## BEGIN

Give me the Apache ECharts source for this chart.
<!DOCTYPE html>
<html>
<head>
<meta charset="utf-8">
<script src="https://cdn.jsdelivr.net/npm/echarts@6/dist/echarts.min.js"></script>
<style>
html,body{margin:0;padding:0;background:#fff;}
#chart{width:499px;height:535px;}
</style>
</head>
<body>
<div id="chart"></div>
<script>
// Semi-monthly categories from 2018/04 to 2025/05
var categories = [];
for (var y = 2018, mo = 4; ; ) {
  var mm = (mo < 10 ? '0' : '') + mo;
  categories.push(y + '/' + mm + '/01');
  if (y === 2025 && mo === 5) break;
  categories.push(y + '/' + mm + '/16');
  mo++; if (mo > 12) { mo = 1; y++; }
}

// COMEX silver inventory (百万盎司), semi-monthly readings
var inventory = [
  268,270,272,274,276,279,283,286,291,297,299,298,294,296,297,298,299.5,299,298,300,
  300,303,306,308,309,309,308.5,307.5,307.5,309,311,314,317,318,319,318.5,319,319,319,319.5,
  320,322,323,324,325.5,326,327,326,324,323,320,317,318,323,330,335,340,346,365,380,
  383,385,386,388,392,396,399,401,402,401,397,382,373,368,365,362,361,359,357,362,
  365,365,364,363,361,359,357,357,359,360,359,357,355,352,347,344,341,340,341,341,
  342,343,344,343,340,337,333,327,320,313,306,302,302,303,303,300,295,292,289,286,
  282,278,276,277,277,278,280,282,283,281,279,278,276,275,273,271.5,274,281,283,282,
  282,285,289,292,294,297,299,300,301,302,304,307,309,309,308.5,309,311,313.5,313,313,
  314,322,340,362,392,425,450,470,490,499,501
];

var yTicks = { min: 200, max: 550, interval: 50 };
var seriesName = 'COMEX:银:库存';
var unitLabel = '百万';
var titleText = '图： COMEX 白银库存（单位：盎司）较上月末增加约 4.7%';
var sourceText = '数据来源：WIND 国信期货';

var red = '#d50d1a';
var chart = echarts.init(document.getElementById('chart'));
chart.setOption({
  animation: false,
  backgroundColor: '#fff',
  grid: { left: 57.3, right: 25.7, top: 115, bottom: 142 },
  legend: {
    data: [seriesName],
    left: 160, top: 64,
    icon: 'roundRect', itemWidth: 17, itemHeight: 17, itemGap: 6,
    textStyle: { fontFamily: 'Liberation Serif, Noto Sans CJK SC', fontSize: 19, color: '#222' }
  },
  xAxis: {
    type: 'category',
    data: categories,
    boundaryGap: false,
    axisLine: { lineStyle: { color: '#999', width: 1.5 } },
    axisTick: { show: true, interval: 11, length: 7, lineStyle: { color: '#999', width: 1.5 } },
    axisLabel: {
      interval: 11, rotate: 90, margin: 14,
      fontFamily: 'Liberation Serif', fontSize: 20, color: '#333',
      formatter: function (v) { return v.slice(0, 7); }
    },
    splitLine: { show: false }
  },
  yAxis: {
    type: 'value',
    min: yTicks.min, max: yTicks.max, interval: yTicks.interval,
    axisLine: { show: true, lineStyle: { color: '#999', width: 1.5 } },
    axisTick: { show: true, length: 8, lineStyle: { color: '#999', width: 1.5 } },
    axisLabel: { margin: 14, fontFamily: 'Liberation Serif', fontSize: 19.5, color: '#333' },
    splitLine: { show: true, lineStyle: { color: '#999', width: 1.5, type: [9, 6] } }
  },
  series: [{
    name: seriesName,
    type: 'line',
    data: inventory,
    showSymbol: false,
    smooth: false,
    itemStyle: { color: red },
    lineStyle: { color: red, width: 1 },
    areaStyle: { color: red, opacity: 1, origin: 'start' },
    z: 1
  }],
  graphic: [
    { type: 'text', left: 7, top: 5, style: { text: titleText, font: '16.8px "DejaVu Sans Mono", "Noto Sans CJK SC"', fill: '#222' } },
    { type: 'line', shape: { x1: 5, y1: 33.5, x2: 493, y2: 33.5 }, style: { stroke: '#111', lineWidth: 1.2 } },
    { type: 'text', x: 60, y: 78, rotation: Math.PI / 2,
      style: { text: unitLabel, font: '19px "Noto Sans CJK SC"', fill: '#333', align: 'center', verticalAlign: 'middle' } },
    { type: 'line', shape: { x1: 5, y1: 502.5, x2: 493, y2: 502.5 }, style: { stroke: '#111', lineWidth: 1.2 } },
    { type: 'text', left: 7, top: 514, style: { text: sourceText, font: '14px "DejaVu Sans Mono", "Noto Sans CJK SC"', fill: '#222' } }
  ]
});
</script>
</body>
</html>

## END
## BEGIN

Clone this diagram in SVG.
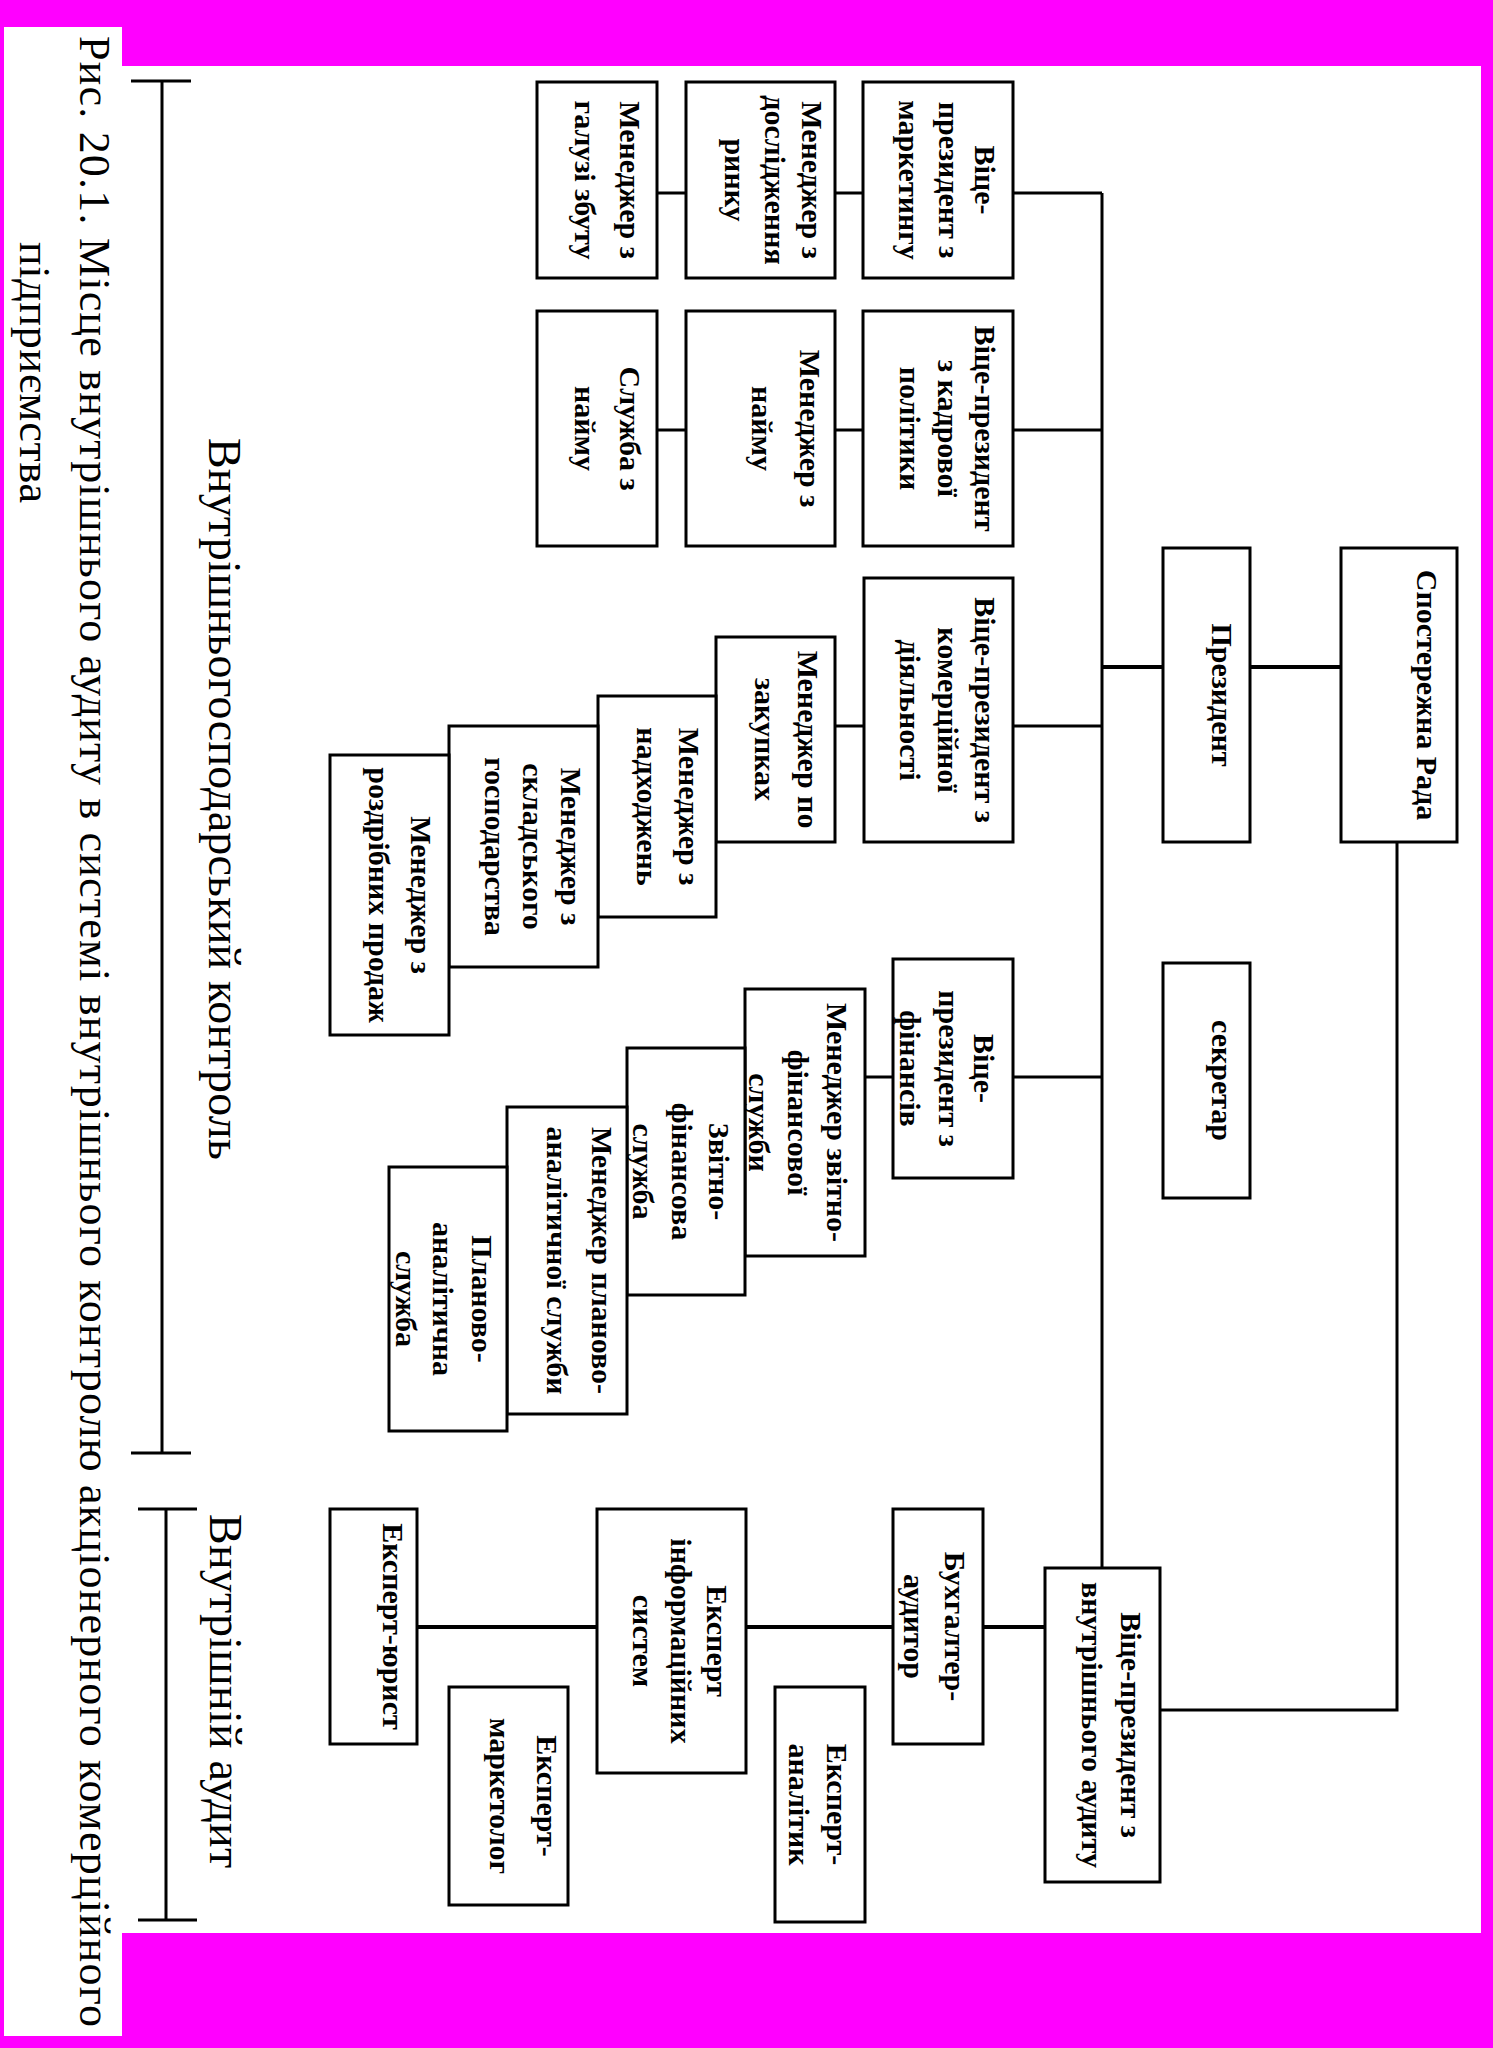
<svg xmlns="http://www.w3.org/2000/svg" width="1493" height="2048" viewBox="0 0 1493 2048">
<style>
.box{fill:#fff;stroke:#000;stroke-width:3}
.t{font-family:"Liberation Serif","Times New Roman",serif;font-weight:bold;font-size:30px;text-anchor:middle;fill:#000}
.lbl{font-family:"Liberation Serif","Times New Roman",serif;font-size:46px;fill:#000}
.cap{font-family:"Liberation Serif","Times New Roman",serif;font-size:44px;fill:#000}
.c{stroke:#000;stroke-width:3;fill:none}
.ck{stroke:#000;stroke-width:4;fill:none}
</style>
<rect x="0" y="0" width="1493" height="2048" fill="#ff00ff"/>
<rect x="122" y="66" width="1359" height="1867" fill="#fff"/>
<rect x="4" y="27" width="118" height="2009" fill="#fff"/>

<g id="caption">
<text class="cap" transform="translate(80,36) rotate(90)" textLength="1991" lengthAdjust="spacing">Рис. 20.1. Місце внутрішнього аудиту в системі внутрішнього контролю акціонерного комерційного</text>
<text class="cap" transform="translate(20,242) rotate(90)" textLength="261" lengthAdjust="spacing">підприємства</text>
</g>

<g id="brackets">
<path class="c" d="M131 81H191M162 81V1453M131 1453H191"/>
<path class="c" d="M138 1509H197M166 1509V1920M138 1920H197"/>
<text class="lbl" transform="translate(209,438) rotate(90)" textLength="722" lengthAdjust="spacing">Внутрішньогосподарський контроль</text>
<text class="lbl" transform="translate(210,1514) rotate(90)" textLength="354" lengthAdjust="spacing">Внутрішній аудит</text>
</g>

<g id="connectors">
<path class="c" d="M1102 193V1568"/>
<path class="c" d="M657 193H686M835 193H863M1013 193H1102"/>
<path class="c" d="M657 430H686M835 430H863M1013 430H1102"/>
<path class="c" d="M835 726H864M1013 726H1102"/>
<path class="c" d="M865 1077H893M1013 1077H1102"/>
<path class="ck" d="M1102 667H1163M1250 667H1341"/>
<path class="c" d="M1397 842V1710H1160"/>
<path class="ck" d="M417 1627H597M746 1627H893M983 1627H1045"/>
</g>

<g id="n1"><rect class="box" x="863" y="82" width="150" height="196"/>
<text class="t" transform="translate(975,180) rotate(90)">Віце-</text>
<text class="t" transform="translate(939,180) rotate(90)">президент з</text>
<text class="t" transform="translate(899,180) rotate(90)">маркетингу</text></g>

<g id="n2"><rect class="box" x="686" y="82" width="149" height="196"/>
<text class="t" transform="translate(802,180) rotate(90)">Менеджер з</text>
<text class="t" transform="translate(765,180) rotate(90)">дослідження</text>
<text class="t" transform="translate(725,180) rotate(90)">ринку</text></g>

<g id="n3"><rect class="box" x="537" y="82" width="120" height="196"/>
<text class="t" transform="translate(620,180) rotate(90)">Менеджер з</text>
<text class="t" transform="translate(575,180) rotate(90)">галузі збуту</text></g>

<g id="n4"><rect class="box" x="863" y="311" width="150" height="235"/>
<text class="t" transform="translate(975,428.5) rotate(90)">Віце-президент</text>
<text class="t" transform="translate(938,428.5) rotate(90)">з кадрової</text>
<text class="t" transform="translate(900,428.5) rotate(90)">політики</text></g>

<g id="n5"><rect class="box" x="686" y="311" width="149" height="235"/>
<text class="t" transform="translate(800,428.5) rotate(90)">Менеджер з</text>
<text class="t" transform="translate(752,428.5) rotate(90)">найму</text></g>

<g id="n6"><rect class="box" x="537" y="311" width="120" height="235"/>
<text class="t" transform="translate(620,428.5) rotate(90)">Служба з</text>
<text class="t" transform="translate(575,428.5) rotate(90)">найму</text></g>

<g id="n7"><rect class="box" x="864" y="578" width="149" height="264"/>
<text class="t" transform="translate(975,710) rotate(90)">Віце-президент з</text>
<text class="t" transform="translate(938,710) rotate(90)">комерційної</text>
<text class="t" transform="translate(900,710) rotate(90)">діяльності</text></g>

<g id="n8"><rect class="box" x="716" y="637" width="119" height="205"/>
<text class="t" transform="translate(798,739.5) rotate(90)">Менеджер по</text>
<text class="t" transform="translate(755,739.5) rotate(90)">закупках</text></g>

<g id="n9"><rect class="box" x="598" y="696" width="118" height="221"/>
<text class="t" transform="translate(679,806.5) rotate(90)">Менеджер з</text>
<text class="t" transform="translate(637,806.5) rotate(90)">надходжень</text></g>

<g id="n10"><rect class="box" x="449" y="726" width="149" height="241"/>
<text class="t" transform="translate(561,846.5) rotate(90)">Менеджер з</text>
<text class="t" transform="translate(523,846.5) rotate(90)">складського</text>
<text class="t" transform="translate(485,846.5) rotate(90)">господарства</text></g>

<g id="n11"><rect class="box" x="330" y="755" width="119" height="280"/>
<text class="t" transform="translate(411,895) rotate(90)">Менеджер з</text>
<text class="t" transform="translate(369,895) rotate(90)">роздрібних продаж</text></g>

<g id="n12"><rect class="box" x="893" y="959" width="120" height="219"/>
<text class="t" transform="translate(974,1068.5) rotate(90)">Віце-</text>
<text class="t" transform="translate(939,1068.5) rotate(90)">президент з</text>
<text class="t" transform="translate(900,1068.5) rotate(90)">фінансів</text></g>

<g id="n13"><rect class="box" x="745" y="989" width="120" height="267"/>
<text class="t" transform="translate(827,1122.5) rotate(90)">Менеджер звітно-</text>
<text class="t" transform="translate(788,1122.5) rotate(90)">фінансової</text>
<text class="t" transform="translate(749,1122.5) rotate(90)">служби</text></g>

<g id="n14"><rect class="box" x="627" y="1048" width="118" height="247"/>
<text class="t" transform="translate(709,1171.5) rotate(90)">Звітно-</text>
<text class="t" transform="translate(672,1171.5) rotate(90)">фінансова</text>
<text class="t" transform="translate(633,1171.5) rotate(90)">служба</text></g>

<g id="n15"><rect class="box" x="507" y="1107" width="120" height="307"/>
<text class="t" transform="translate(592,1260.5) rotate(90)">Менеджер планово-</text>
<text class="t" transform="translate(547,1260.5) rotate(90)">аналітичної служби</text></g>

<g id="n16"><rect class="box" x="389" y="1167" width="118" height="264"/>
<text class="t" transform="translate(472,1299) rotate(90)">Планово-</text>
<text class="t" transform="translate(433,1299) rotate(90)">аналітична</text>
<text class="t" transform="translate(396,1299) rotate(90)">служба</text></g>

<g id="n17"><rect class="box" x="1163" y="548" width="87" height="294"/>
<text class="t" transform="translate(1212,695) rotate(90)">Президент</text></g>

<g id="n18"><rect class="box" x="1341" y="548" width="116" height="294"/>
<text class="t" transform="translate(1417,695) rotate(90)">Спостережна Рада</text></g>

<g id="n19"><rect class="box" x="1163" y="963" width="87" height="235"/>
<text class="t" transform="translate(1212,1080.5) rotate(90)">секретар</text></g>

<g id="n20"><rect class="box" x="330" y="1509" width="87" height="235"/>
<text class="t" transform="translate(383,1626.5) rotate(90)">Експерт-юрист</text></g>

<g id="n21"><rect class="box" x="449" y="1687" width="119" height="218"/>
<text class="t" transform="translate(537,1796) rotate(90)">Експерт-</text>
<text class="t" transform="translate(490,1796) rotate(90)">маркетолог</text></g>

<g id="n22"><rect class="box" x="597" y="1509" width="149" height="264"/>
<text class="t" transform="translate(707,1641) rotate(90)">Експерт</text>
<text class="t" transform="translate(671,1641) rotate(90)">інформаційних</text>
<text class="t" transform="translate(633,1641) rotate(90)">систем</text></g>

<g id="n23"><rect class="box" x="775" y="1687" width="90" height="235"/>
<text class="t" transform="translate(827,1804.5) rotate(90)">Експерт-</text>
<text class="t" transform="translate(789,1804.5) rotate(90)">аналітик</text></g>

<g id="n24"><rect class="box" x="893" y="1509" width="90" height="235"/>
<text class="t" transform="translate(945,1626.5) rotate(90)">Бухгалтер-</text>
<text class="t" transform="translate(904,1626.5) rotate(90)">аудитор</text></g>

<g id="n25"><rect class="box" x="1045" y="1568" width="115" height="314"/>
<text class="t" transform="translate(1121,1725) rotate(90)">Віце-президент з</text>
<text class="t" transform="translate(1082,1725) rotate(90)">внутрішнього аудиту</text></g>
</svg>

## END

**Given task**
Set down, exactly and alone, the run of lines from the line that has "Give me the" to the line that has "var sourceText = '数据来源：WIND 国信期货';".

**Result for this exercise**
Give me the Apache ECharts source for this chart.
<!DOCTYPE html>
<html>
<head>
<meta charset="utf-8">
<script src="https://cdn.jsdelivr.net/npm/echarts@6/dist/echarts.min.js"></script>
<style>
html,body{margin:0;padding:0;background:#fff;}
#chart{width:499px;height:535px;}
</style>
</head>
<body>
<div id="chart"></div>
<script>
// Semi-monthly categories from 2018/04 to 2025/05
var categories = [];
for (var y = 2018, mo = 4; ; ) {
  var mm = (mo < 10 ? '0' : '') + mo;
  categories.push(y + '/' + mm + '/01');
  if (y === 2025 && mo === 5) break;
  categories.push(y + '/' + mm + '/16');
  mo++; if (mo > 12) { mo = 1; y++; }
}

// COMEX silver inventory (百万盎司), semi-monthly readings
var inventory = [
  268,270,272,274,276,279,283,286,291,297,299,298,294,296,297,298,299.5,299,298,300,
  300,303,306,308,309,309,308.5,307.5,307.5,309,311,314,317,318,319,318.5,319,319,319,319.5,
  320,322,323,324,325.5,326,327,326,324,323,320,317,318,323,330,335,340,346,365,380,
  383,385,386,388,392,396,399,401,402,401,397,382,373,368,365,362,361,359,357,362,
  365,365,364,363,361,359,357,357,359,360,359,357,355,352,347,344,341,340,341,341,
  342,343,344,343,340,337,333,327,320,313,306,302,302,303,303,300,295,292,289,286,
  282,278,276,277,277,278,280,282,283,281,279,278,276,275,273,271.5,274,281,283,282,
  282,285,289,292,294,297,299,300,301,302,304,307,309,309,308.5,309,311,313.5,313,313,
  314,322,340,362,392,425,450,470,490,499,501
];

var yTicks = { min: 200, max: 550, interval: 50 };
var seriesName = 'COMEX:银:库存';
var unitLabel = '百万';
var titleText = '图： COMEX 白银库存（单位：盎司）较上月末增加约 4.7%';
var sourceText = '数据来源：WIND 国信期货';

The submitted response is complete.